TASK: Out of all the lines below, count those with the word "this". Give the number only.
## START AVAILABLE DATA
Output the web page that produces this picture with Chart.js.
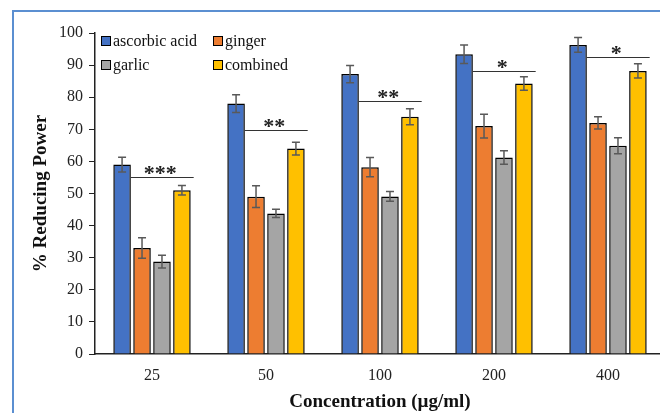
## END AVAILABLE DATA
## START AVAILABLE DATA
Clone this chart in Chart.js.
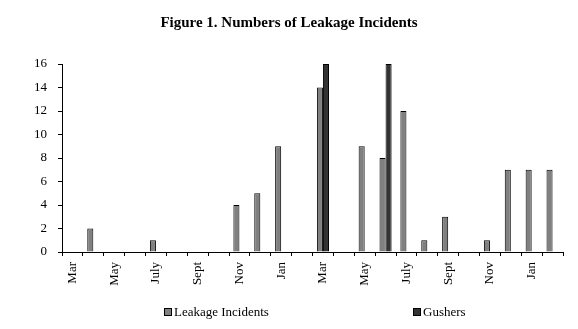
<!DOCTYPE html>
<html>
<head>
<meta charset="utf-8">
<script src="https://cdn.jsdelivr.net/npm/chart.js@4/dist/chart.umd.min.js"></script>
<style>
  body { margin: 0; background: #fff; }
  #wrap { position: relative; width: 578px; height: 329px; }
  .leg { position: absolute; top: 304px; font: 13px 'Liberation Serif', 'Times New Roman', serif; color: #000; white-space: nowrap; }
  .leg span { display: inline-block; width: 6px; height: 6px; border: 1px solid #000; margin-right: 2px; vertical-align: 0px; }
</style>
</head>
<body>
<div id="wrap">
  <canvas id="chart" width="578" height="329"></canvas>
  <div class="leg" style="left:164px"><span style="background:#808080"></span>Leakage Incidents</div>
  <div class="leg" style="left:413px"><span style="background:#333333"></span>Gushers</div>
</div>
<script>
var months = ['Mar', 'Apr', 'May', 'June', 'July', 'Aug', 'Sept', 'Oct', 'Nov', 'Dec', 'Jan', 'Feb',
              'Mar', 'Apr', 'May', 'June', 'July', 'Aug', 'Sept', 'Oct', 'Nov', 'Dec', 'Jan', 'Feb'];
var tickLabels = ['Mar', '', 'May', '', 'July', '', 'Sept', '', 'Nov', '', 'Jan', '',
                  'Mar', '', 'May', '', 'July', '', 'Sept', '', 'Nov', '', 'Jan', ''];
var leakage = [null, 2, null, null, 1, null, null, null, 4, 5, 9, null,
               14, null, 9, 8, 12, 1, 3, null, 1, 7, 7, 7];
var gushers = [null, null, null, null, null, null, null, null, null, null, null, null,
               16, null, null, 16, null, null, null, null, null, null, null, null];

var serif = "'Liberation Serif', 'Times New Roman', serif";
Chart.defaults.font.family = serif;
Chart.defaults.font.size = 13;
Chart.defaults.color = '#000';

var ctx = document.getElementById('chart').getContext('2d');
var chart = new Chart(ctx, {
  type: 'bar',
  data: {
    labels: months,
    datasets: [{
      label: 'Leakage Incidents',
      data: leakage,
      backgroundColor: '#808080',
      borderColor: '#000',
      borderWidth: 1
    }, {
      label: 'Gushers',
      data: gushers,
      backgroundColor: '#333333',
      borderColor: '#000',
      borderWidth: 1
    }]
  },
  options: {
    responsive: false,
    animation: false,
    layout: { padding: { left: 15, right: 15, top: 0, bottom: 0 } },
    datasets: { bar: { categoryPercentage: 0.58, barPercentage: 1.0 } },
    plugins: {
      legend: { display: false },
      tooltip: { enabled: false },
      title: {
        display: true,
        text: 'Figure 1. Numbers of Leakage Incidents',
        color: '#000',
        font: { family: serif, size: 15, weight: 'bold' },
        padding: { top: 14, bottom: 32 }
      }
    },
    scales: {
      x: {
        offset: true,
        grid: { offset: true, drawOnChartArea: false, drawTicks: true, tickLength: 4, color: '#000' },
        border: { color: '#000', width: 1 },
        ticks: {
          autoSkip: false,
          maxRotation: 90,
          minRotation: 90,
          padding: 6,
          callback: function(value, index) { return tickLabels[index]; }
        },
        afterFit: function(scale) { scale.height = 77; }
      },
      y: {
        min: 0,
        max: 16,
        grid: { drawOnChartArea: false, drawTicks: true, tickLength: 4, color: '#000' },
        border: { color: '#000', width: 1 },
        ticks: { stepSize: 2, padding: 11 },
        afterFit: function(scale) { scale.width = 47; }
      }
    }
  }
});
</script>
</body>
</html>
## END AVAILABLE DATA
RESPONSE BELOW: 2